Semion Shoihet went on to study architecture. He later became one of the Soviet Union’s best-known architects and led Moldova’s most prestigious institute of architecture.

Meanwhile, the only sign of communal life in Moldova was a short-lived Jewish theater.

Kishinev, which boasted 77 synagogues and prayer halls before the war, had none functioning during Communist rule One is open today, run by the Chabad Lubavitch community.

Despite the educational and career opportunities that the Communist Party offered Shoihet, his Jewishness sometimes became an issue.

In the early 1970s, he was blocked from attending an international conference in Colombia. Moscow replaced him with a woman, ostensibly to boost female representation in the Soviet delegation. The real reason, Shoihet says, was anti-Semitism.

At about the same time, Arab terrorists murdered 11 Israelis at the 1972 Olympics in Munich, Germany. Shoihet says he and thousands of other Jews dared to openly gather at a local Jewish cemetery to read Kaddish.

Today, Shoihet and his co-religionists are less fearful to express their identity, despite the occasional manifestation of anti-Semitism — conspiracy theories in the media, outbursts on street corners and desecration of cemeteries.

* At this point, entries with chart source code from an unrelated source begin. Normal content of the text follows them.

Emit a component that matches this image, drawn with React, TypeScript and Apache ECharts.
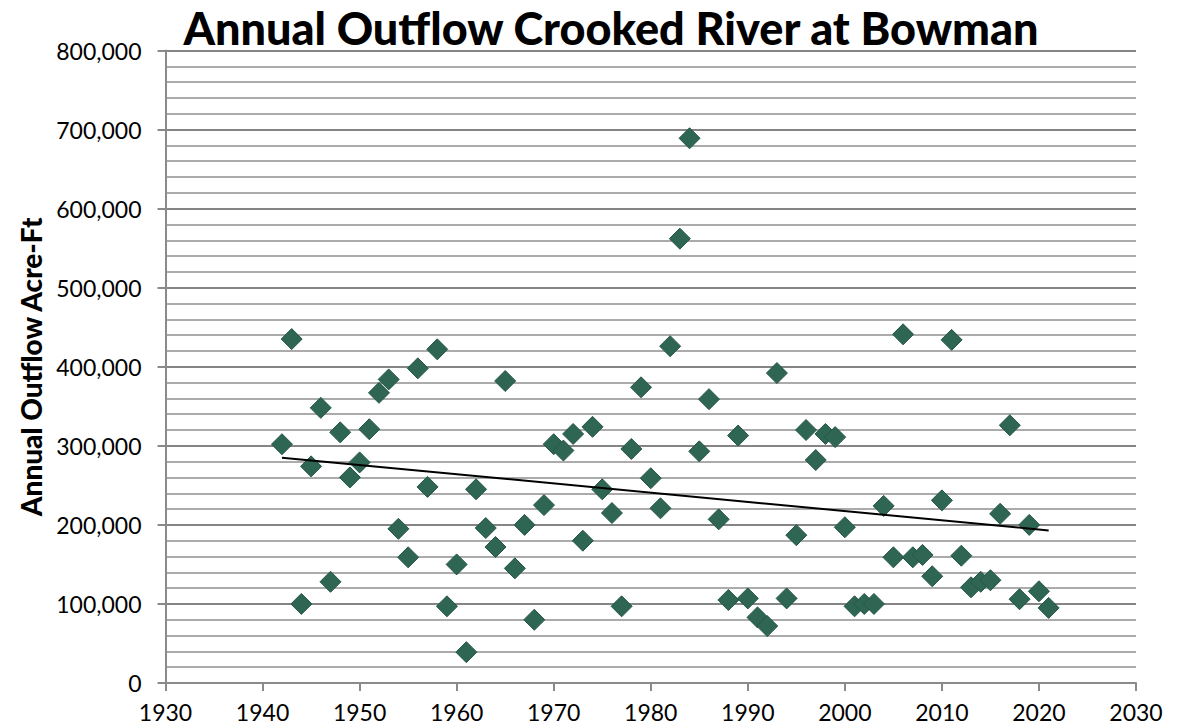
import React, { useEffect, useRef } from "react";
import * as echarts from "echarts";

const years = [
  1942, 1943, 1944, 1945, 1946, 1947, 1948, 1949, 1950, 1951, 1952, 1953, 1954, 1955, 1956, 1957, 1958, 1959, 1960,
  1961, 1962, 1963, 1964, 1965, 1966, 1967, 1968, 1969, 1970, 1971, 1972, 1973, 1974, 1975, 1976, 1977, 1978, 1979,
  1980, 1981, 1982, 1983, 1984, 1985, 1986, 1987, 1988, 1989, 1990, 1991, 1992, 1993, 1994, 1995, 1996, 1997, 1998,
  1999, 2000, 2001, 2002, 2003, 2004, 2005, 2006, 2007, 2008, 2009, 2010, 2011, 2012, 2013, 2014, 2015, 2016, 2017,
  2018, 2019, 2020, 2021,
];

const outflow = [
  302000, 435000, 100000, 274000, 348000, 128000, 317000, 260000, 279000, 321000, 367000, 384000, 195000, 159000,
  398000, 248000, 422000, 97000, 150000, 39000, 245000, 196000, 172000, 382000, 145000, 200000, 80000, 225000, 302000,
  294000, 315000, 180000, 324000, 245000, 215000, 97000, 296000, 374000, 259000, 221000, 426000, 562000, 689000,
  293000, 359000, 207000, 105000, 313000, 107000, 83000, 72000, 392000, 107000, 187000, 320000, 282000, 315000,
  311000, 197000, 97000, 100000, 100000, 224000, 159000, 441000, 159000, 162000, 135000, 231000, 434000, 161000,
  121000, 128000, 130000, 214000, 326000, 106000, 200000, 116000, 95000,
];

const trendYears = [1942, 2021];
const trendValues = [285000, 193000];

const title = "Annual Outflow Crooked River at Bowman";
const yName = "Annual Outflow Acre-Ft";

export default function App() {
  const ref = useRef<HTMLDivElement>(null);
  useEffect(() => {
    if (!ref.current) return;
    const chart = echarts.init(ref.current, null, { renderer: "svg" });
    const font = "Lato, 'Open Sans', sans-serif";
    chart.setOption({
      animation: false,
      backgroundColor: "#ffffff",
      title: {
        text: title,
        left: 606,
        textAlign: "center",
        top: 0,
        textStyle: { fontFamily: font, fontWeight: 900, fontSize: 45, color: "#000" },
      },
      grid: { left: 165.5, right: 51, top: 50.5, bottom: 45, containLabel: false },
      xAxis: {
        type: "value",
        min: 1930,
        max: 2030,
        interval: 10,
        axisLine: { show: true, lineStyle: { color: "#8a8a8a", width: 2 } },
        axisTick: { show: true, length: 8, lineStyle: { color: "#8a8a8a", width: 2 } },
        splitLine: { show: false },
        axisLabel: { fontFamily: font, fontSize: 23, color: "#000", margin: 17, formatter: (v: number) => String(v) },
      },
      yAxis: {
        type: "value",
        min: 0,
        max: 800000,
        interval: 100000,
        name: yName,
        nameLocation: "middle",
        nameGap: 118,
        nameTextStyle: { fontFamily: font, fontWeight: 900, fontSize: 28, color: "#000" },
        axisLine: { show: true, lineStyle: { color: "#8a8a8a", width: 2 } },
        axisTick: { show: true, length: 8, lineStyle: { color: "#8a8a8a", width: 2 } },
        minorTick: { show: false, splitNumber: 5 },
        splitLine: { show: true, lineStyle: { color: "#858585", width: 2 } },
        minorSplitLine: { show: true, lineStyle: { color: "#ababab", width: 2 } },
        axisLabel: {
          fontFamily: font,
          fontSize: 23,
          color: "#000",
          margin: 24,
          formatter: (v: number) => v.toLocaleString("en-US"),
        },
      },
      series: [
        {
          type: "scatter",
          data: years.map((y, i) => [y, outflow[i]]),
          symbol: "diamond",
          symbolSize: 21,
          itemStyle: { color: "#2f6553", borderColor: "#27574a", borderWidth: 1, opacity: 1 },
          z: 3,
        },
        {
          type: "line",
          data: trendYears.map((y, i) => [y, trendValues[i]]),
          symbol: "none",
          lineStyle: { color: "#000", width: 2 },
          z: 4,
        },
      ],
    });
    return () => chart.dispose();
  }, []);
  return <div ref={ref} style={{ width: 1187, height: 728, position: "absolute", left: 0, top: 0 }} />;
}
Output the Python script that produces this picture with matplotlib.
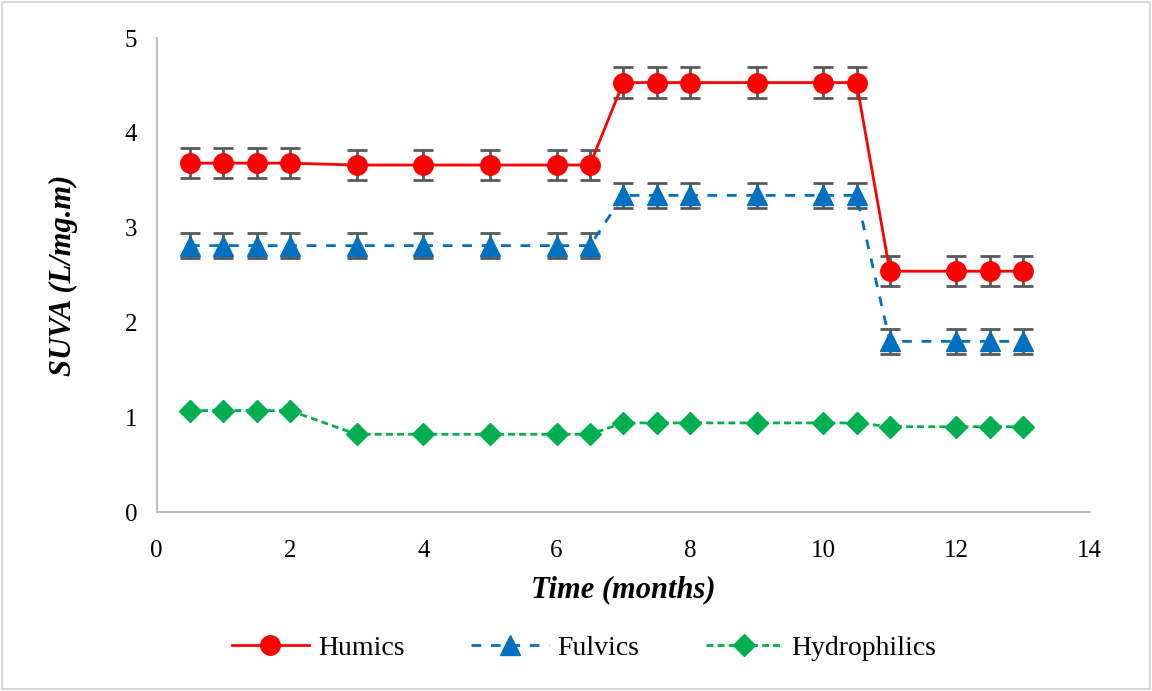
import numpy as np
import matplotlib.pyplot as plt
from matplotlib.lines import Line2D

plt.rcParams['font.family'] = ['Liberation Serif', 'DejaVu Serif']

# sampling times (months)
months = [0.5, 1, 1.5, 2, 3, 4, 5, 6, 6.5, 7, 7.5, 8, 9, 10, 10.5, 11, 12, 12.5, 13]

humics = [3.68, 3.68, 3.68, 3.68, 3.66, 3.66, 3.66, 3.66, 3.66,
          4.53, 4.53, 4.53, 4.53, 4.53, 4.53, 2.54, 2.54, 2.54, 2.54]
humics_err = [0.16] * len(months)

fulvics = [2.81, 2.81, 2.81, 2.81, 2.81, 2.81, 2.81, 2.81, 2.81,
           3.34, 3.34, 3.34, 3.34, 3.34, 3.34, 1.80, 1.80, 1.80, 1.80]
fulvics_err = [0.13] * len(months)

hydrophilics = [1.07, 1.07, 1.07, 1.07, 0.82, 0.82, 0.82, 0.82, 0.82,
                0.94, 0.94, 0.94, 0.94, 0.94, 0.94, 0.90, 0.90, 0.90, 0.90]

fig = plt.figure(figsize=(11.52, 6.91), dpi=100)
ax = fig.add_axes([0.136, 0.259, 0.81, 0.686])

# light frame around the whole chart
fig.patches.append(plt.Rectangle((0.002, 0.003), 0.996, 0.994, transform=fig.transFigure,
                                 fill=False, edgecolor='#d0d0d0', linewidth=1.2))

err_kw = dict(ecolor='#595959', elinewidth=2, capsize=7, capthick=2)

hum_style = dict(color='#ff0000', linestyle='-', linewidth=2, marker='o', markersize=14)
ful_style = dict(color='#0070c0', linestyle=(0, (3.5, 3.5)), linewidth=2, marker='^', markersize=15)
hyd_style = dict(color='#00b050', linestyle=(0, (2.5, 1.5)), linewidth=2, marker='D', markersize=11)

ax.errorbar(months, humics, yerr=humics_err, zorder=3, **hum_style, **err_kw)
ax.errorbar(months, fulvics, yerr=fulvics_err, zorder=3, **ful_style, **err_kw)
ax.plot(months, hydrophilics, zorder=3, **hyd_style)

ax.set_xlim(0, 14)
ax.set_ylim(0, 5)
ax.set_xticks(np.arange(0, 15, 2))
ax.set_yticks(np.arange(0, 6, 1))
ax.tick_params(labelsize=18, length=0)
ax.tick_params(axis='x', pad=20)
ax.tick_params(axis='y', pad=14)

for side in ['top', 'right']:
    ax.spines[side].set_visible(False)
for side in ['left', 'bottom']:
    ax.spines[side].set_color('#bfbfbf')
    ax.spines[side].set_linewidth(1.5)

ax.set_xlabel('Time (months)', fontsize=22, fontweight='bold', fontstyle='italic', labelpad=10)
ax.set_ylabel('SUVA (L/mg.m)', fontsize=22, fontweight='bold', fontstyle='italic', labelpad=34)

handles = [Line2D([], [], **hum_style), Line2D([], [], **ful_style), Line2D([], [], **hyd_style)]
labels = ['Humics', 'Fulvics', 'Hydrophilics']
fig.legend(handles, labels, loc='center', bbox_to_anchor=(0.507, 0.062), ncol=3, frameon=False,
           fontsize=20, handlelength=2.8, columnspacing=2.4, handletextpad=0.3)

fig.savefig('out.png', dpi=100)
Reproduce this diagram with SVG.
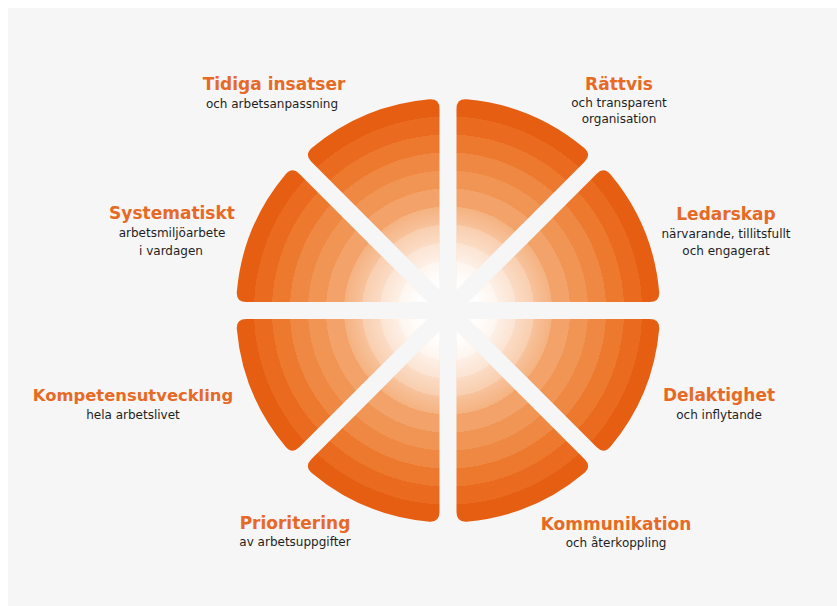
<svg xmlns="http://www.w3.org/2000/svg" xmlns:xlink="http://www.w3.org/1999/xlink" width="837" height="606" viewBox="0 0 837 606">
<style>
.h{font-family:"DejaVu Sans","Liberation Sans",sans-serif;font-weight:bold;font-size:17px;fill:#e66a26;text-anchor:middle}
.s{font-family:"DejaVu Sans","Liberation Sans",sans-serif;font-size:12px;fill:#1e1e1e;text-anchor:middle}
.ring{fill:url(#rg)}
.glow{fill:url(#gl)}
</style>
<defs>
<radialGradient id="rg" gradientUnits="userSpaceOnUse" cx="0" cy="0" r="212">
<stop offset="0" stop-color="#fdeee2"/>
<stop offset="0.1509" stop-color="#fdeee2"/>
<stop offset="0.1509" stop-color="#fbdfc9"/>
<stop offset="0.2358" stop-color="#fbdfc9"/>
<stop offset="0.2358" stop-color="#f9cfb0"/>
<stop offset="0.3208" stop-color="#f9cfb0"/>
<stop offset="0.3208" stop-color="#f7c097"/>
<stop offset="0.4057" stop-color="#f7c097"/>
<stop offset="0.4057" stop-color="#f5b17f"/>
<stop offset="0.4906" stop-color="#f5b17f"/>
<stop offset="0.4906" stop-color="#f3a369"/>
<stop offset="0.5755" stop-color="#f3a369"/>
<stop offset="0.5755" stop-color="#f19555"/>
<stop offset="0.6604" stop-color="#f19555"/>
<stop offset="0.6604" stop-color="#ef8842"/>
<stop offset="0.7453" stop-color="#ef8842"/>
<stop offset="0.7453" stop-color="#ec792e"/>
<stop offset="0.8302" stop-color="#ec792e"/>
<stop offset="0.8302" stop-color="#ea6b1f"/>
<stop offset="0.9151" stop-color="#ea6b1f"/>
<stop offset="0.9151" stop-color="#e65e12"/>
<stop offset="1" stop-color="#e65e12"/>
</radialGradient>
<radialGradient id="gl" gradientUnits="userSpaceOnUse" cx="0" cy="0" r="105">
<stop offset="0" stop-color="#ffffff" stop-opacity="1"/>
<stop offset="0.3" stop-color="#ffffff" stop-opacity="0.95"/>
<stop offset="0.6" stop-color="#ffffff" stop-opacity="0.5"/>
<stop offset="1" stop-color="#ffffff" stop-opacity="0"/>
</radialGradient>
<path id="w" d="M20.51,-8.5 L201.83,-8.5 Q211.83,-8.5 211.19,-18.48 A212,212 0 0 0 162.40,-136.27 Q155.80,-143.78 148.73,-136.71 Z"/>
</defs>
<rect x="0" y="0" width="837" height="606" fill="#ffffff"/>
<rect x="8" y="8" width="829" height="598" fill="#f6f6f6"/>

<g id="ledarskap">
<g transform="translate(448,310.5) rotate(0)"><use href="#w" xlink:href="#w" class="ring"/><use href="#w" xlink:href="#w" class="glow"/></g>
<text class="h" x="726" y="220">Ledarskap</text>
<text class="s" x="726" y="238">närvarande, tillitsfullt</text>
<text class="s" x="726" y="255">och engagerat</text>
</g>

<g id="rattvis">
<g transform="translate(448,310.5) rotate(-45)"><use href="#w" xlink:href="#w" class="ring"/><use href="#w" xlink:href="#w" class="glow"/></g>
<text class="h" x="619" y="90">Rättvis</text>
<text class="s" x="619" y="107">och transparent</text>
<text class="s" x="619" y="123">organisation</text>
</g>

<g id="tidiga-insatser">
<g transform="translate(448,310.5) rotate(-90)"><use href="#w" xlink:href="#w" class="ring"/><use href="#w" xlink:href="#w" class="glow"/></g>
<text class="h" x="274" y="90">Tidiga insatser</text>
<text class="s" x="272" y="108">och arbetsanpassning</text>
</g>

<g id="systematiskt">
<g transform="translate(448,310.5) rotate(-135)"><use href="#w" xlink:href="#w" class="ring"/><use href="#w" xlink:href="#w" class="glow"/></g>
<text class="h" x="172" y="219">Systematiskt</text>
<text class="s" x="172" y="237">arbetsmiljöarbete</text>
<text class="s" x="171" y="255">i vardagen</text>
</g>

<g id="kompetensutveckling">
<g transform="translate(448,310.5) rotate(-180)"><use href="#w" xlink:href="#w" class="ring"/><use href="#w" xlink:href="#w" class="glow"/></g>
<text class="h" x="133" y="401" style="font-size:16.4px">Kompetensutveckling</text>
<text class="s" x="133" y="419">hela arbetslivet</text>
</g>

<g id="prioritering">
<g transform="translate(448,310.5) rotate(-225)"><use href="#w" xlink:href="#w" class="ring"/><use href="#w" xlink:href="#w" class="glow"/></g>
<text class="h" x="295" y="529">Prioritering</text>
<text class="s" x="295" y="546">av arbetsuppgifter</text>
</g>

<g id="kommunikation">
<g transform="translate(448,310.5) rotate(-270)"><use href="#w" xlink:href="#w" class="ring"/><use href="#w" xlink:href="#w" class="glow"/></g>
<text class="h" x="616" y="530">Kommunikation</text>
<text class="s" x="616" y="547">och återkoppling</text>
</g>

<g id="delaktighet">
<g transform="translate(448,310.5) rotate(-315)"><use href="#w" xlink:href="#w" class="ring"/><use href="#w" xlink:href="#w" class="glow"/></g>
<text class="h" x="719" y="401">Delaktighet</text>
<text class="s" x="719" y="419">och inflytande</text>
</g>

<g id="connectors"/>
</svg>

In fact, Moldovan President Petru Lucinschi actively encourages Jews, especially Moldovan-Jewish emigres, to promote their culture and contributions to society.

“He hopes Jews can be a model for other communities,” says Shoihet, “to show how they should invest in their spiritual and cultural preservation.”

Indeed, Moldova’s Jewish community remains a fairly tight-knit group and loyal to Moldova, says Shoihet.

Despite the steady flow of emigration, even within his own family, he does not fear for the community’s long-term survival.

Shoihet’s two brothers are in Germany, as is one of his sons. His other son works in Moscow.

“I know emigration is the Jewish fate,” he says. “But the graves of our parents and grandparents have kept us connected here. I don’t rule out the possibility that my family may return to Moldova.”